= EXERCISE INPUTS =
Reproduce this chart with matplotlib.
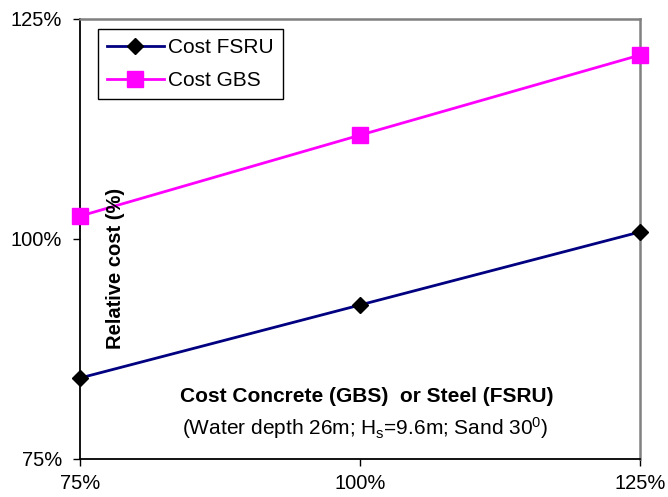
import matplotlib
matplotlib.use("Agg")
import matplotlib.pyplot as plt

plt.rcParams['font.family'] = ['Liberation Sans', 'DejaVu Sans']
plt.rcParams['mathtext.fontset'] = 'custom'
plt.rcParams['mathtext.rm'] = 'Liberation Sans'
plt.rcParams['mathtext.it'] = 'Liberation Sans:italic'
plt.rcParams['mathtext.bf'] = 'Liberation Sans:bold'

x_vals = [75, 100, 125]
cost_fsru = [84.2, 92.5, 100.8]
cost_gbs = [102.6, 111.8, 120.9]
x_ticks = [75, 100, 125]
y_ticks = [75, 100, 125]

fig = plt.figure(figsize=(6.68, 4.97), dpi=100)
ax = fig.add_axes([0.1198, 0.0765, 0.8383, 0.8853])

ax.plot(x_vals, cost_fsru, color='#000080', lw=2, marker='D', ms=8.5,
        mfc='black', mec='black', label='Cost FSRU', clip_on=False, zorder=3)
ax.plot(x_vals, cost_gbs, color='#FF00FF', lw=2, marker='s', ms=11,
        mfc='#FF00FF', mec='#FF00FF', label='Cost GBS', clip_on=False, zorder=3)

ax.set_xlim(75, 125)
ax.set_ylim(75, 125)
ax.set_xticks(x_ticks)
ax.set_yticks(y_ticks)
ax.set_xticklabels([f"{v}%" for v in x_ticks])
ax.set_yticklabels([f"{v}%" for v in y_ticks])
ax.tick_params(axis='both', labelsize=14.5, direction='out', length=5, width=1, colors='black')
ax.tick_params(axis='x', pad=6)
ax.tick_params(axis='y', pad=8)

for s in ['left', 'bottom']:
    ax.spines[s].set_color('black')
    ax.spines[s].set_linewidth(1.3)
for s in ['top', 'right']:
    ax.spines[s].set_color('#808080')
    ax.spines[s].set_linewidth(1.8)

ax.text(0.0625, 0.434, 'Relative cost (%)', transform=ax.transAxes, rotation=90,
        ha='center', va='center', fontsize=14.5, fontweight='bold')
ax.text(0.5125, 0.141, 'Cost Concrete (GBS)  or Steel (FSRU)', transform=ax.transAxes,
        ha='center', va='center', fontsize=15, fontweight='bold')
ax.text(0.509, 0.07, r'(Water depth 26m; H$_\mathrm{s}$=9.6m; Sand 30$^\mathrm{0}$)',
        transform=ax.transAxes, ha='center', va='center', fontsize=15)

leg = ax.legend(loc='upper left', bbox_to_anchor=(0.032, 0.977), fontsize=15,
                frameon=True, fancybox=False, edgecolor='black', framealpha=1,
                handlelength=2.7, borderpad=0.45, labelspacing=0.65, handletextpad=0.2,
                borderaxespad=0)
leg.get_frame().set_linewidth(1.0)

fig.savefig('out.png', dpi=100)
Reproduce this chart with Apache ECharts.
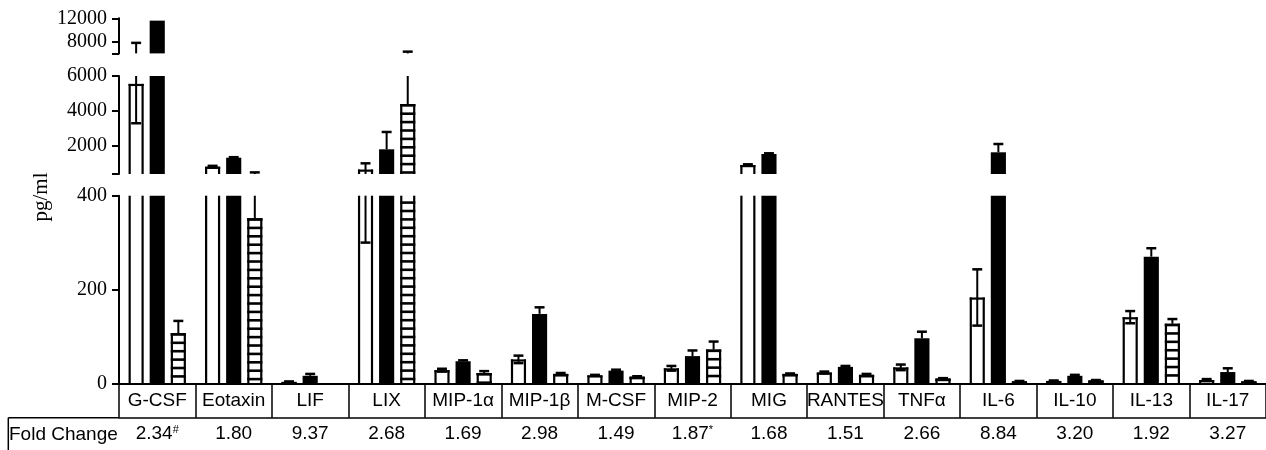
<!DOCTYPE html>
<html><head><meta charset="utf-8">
<script src="https://cdn.jsdelivr.net/npm/echarts@6/dist/echarts.min.js"></script>
<style>html,body{margin:0;padding:0;background:#fff}#c{width:1266px;height:450px}</style>
</head><body><div id="c"></div>
<script>
// ---- data ----
const categories = ['G-CSF','Eotaxin','LIF','LIX','MIP-1α','MIP-1β','M-CSF','MIP-2','MIG','RANTES','TNFα','IL-6','IL-10','IL-13','IL-17'];
const foldChange = ['2.34','1.80','9.37','2.68','1.69','2.98','1.49','1.87','1.68','1.51','2.66','8.84','3.20','1.92','3.27'];
const foldMark   = ['#','','','','','','','*','','','','','','',''];
const whiteVals  = [5550, 817, 3, 655, 28, 51, 17, 32, 914, 23, 34, 183, 5, 141, 7];
const whiteErr   = [2250, 50, 1, 355, 3, 8, 1, 5, 40, 2, 6, 60, 1, 13, 2];
const blackVals  = [11600, 1331, 16, 1811, 47, 148, 27, 58, 1543, 35, 96, 1640, 16, 270, 24];
const blackErr   = [0, 30, 4, 990, 2, 14, 2, 12, 40, 2, 14, 474, 2, 18, 8];
const stripeVals = [107, 352, 0, 4400, 22, 20, 14, 72, 20, 18, 10, 4, 6, 127, 4];
const stripeErr  = [26, 140, 0, 1900, 4, 2, 1, 17, 1, 2, 1, 1, 1, 10, 1];
// broken y axis segments: [min, max], tick values, label values
const segRanges  = [[6000, 12000], [400, 6000], [0, 400]];
const segTicks   = [[6000, 8000, 12000], [400, 2000, 4000, 6000], [0, 200, 400]];
const segLabels  = [[8000, 12000], [2000, 4000, 6000], [0, 200, 400]];
const yTitle = 'pg/ml';
const rowTitle = 'Fold Change';

// ---- layout ----
const grids = [
  {left: 119, right: 0, top: 18.3, height: 35.1},
  {left: 119, right: 0, top: 76, height: 98},
  {left: 119, right: 0, top: 195.7, height: 187.6}
];
const groups = [
  {kind: 'white', vals: whiteVals, errs: whiteErr},
  {kind: 'black', vals: blackVals, errs: blackErr},
  {kind: 'stripe', vals: stripeVals, errs: stripeErr}
];

function makeRender(kind, k) {
  return function (params, api) {
    const cs = params.coordSys;
    const i = api.value(0), v = api.value(1), e = api.value(2);
    const band = api.size([1, 0])[0];
    const c0 = api.coord([i, 0]);
    const cx = c0[0] + (k - 1) * band * 0.276;
    const w = band * 0.198;
    const x0 = cx - w / 2;
    const yTop = api.coord([i, v])[1];
    const yBase = c0[1];
    const top = cs.y, bot = cs.y + cs.height;
    const ch = [];
    const lw = 2.2;
    const yT = Math.max(yTop, top), yB = Math.min(yBase, bot);
    if (v > 0 && yT < yB) {
      if (kind === 'black') {
        ch.push({type: 'rect', shape: {x: x0, y: yT, width: w, height: yB - yT}, style: {fill: '#000'}});
      } else {
        ch.push({type: 'rect', shape: {x: x0, y: yT, width: w, height: yB - yT}, style: {fill: '#fff'}});
        if (kind === 'stripe') {
          for (let y = yTop + 1.3; y < yB; y += 8.4) {
            if (y >= yT) ch.push({type: 'line', shape: {x1: x0, y1: y, x2: x0 + w, y2: y}, style: {stroke: '#000', lineWidth: 2.6}});
          }
        }
        ch.push({type: 'line', shape: {x1: x0 + lw / 2, y1: yT, x2: x0 + lw / 2, y2: yB}, style: {stroke: '#000', lineWidth: lw}});
        ch.push({type: 'line', shape: {x1: x0 + w - lw / 2, y1: yT, x2: x0 + w - lw / 2, y2: yB}, style: {stroke: '#000', lineWidth: lw}});
        if (yTop >= top) ch.push({type: 'line', shape: {x1: x0, y1: yTop + lw / 2, x2: x0 + w, y2: yTop + lw / 2}, style: {stroke: '#000', lineWidth: lw}});
      }
    }
    if (e > 0) {
      const yHi = api.coord([i, v + e])[1];
      const yLo = api.coord([i, kind === 'white' ? v - e : v])[1];
      const a = Math.max(yHi, top), b = Math.min(yLo, bot);
      if (a < b) ch.push({type: 'line', shape: {x1: cx, y1: a, x2: cx, y2: b}, style: {stroke: '#000', lineWidth: 2}});
      const cw = band * 0.065;
      if (yHi >= top && yHi <= bot) ch.push({type: 'line', shape: {x1: cx - cw, y1: yHi, x2: cx + cw, y2: yHi}, style: {stroke: '#000', lineWidth: 2.5}});
      if (kind === 'white' && yLo >= top && yLo <= bot) ch.push({type: 'line', shape: {x1: cx - cw, y1: yLo, x2: cx + cw, y2: yLo}, style: {stroke: '#000', lineWidth: 2.5}});
    }
    return {type: 'group', children: ch};
  };
}

const serif = 'Liberation Serif', sans = 'Liberation Sans';
const xAxes = [], yAxes = [], series = [];
grids.forEach((g, gi) => {
  const isBottom = gi === 2;
  xAxes.push({
    type: 'category', gridIndex: gi, data: categories, z: 5,
    show: isBottom,
    axisLine: {show: isBottom, lineStyle: {color: '#000', width: 2}},
    axisTick: {show: isBottom, interval: 0, length: 34.4, lineStyle: {color: '#000', width: 1.5}},
    axisLabel: {show: isBottom, interval: 0, margin: 8, color: '#000', fontFamily: sans, fontSize: 19}
  });
  yAxes.push({
    type: 'value', gridIndex: gi, min: segRanges[gi][0], max: segRanges[gi][1],
    splitLine: {show: false},
    axisLine: {show: true, lineStyle: {color: '#000', width: 2}},
    axisTick: {show: true, length: 7, customValues: segTicks[gi], lineStyle: {color: '#000', width: 2}},
    axisLabel: {margin: 12, customValues: segLabels[gi], formatter: (v) => String(v),
                color: '#000', fontFamily: serif, fontSize: 20, showMinLabel: true, showMaxLabel: true}
  });
  groups.forEach((grp, k) => {
    series.push({
      type: 'custom', xAxisIndex: gi, yAxisIndex: gi, clip: false,
      renderItem: makeRender(grp.kind, k),
      encode: {x: 0, y: 1},
      data: categories.map((c, i) => [i, grp.vals[i], grp.errs[i]])
    });
  });
});
// fold change row as second category axis on the bottom grid
xAxes.push({
  type: 'category', gridIndex: 2, position: 'bottom', offset: 34.4, data: categories, z: 5,
  axisLine: {lineStyle: {color: '#000', width: 1.5}},
  axisTick: {interval: 0, length: 40, lineStyle: {color: '#000', width: 1.5}},
  axisLabel: {
    interval: 0, margin: 7,
    formatter: (val, idx) => '{n|' + foldChange[idx] + '}' + (foldMark[idx] ? '{s|' + foldMark[idx] + '}' : ''),
    rich: {
      n: {color: '#000', fontFamily: sans, fontSize: 19},
      s: {color: '#000', fontFamily: sans, fontSize: 11, verticalAlign: 'top', lineHeight: 12}
    }
  }
});

const chart = echarts.init(document.getElementById('c'), null, {renderer: 'canvas'});
chart.setOption({
  animation: false,
  backgroundColor: '#fff',
  grid: grids,
  xAxis: xAxes,
  yAxis: yAxes,
  series: series,
  graphic: [
    {type: 'text', x: 41, y: 197, rotation: Math.PI / 2,
     style: {text: yTitle, fill: '#000', font: '21px "Liberation Serif"', align: 'center', verticalAlign: 'middle'}},
    {type: 'text', x: 9, y: 435,
     style: {text: rowTitle, fill: '#000', font: '19px "Liberation Sans"', align: 'left', verticalAlign: 'middle'}},
    {type: 'line', shape: {x1: 8.3, y1: 417.7, x2: 119, y2: 417.7}, style: {stroke: '#000', lineWidth: 1.5}},
    {type: 'line', shape: {x1: 8.3, y1: 417.7, x2: 8.3, y2: 450}, style: {stroke: '#000', lineWidth: 1.5}}
  ]
});
</script></body></html>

= GIVEN REQUEST =
Set down the records above word for word, from the first line through the line containing "import matplotlib.pyplot as plt", both included; leave out the pictures.

= WORKED SOLUTION =
Reproduce this chart with matplotlib.
import matplotlib
matplotlib.use("Agg")
import matplotlib.pyplot as plt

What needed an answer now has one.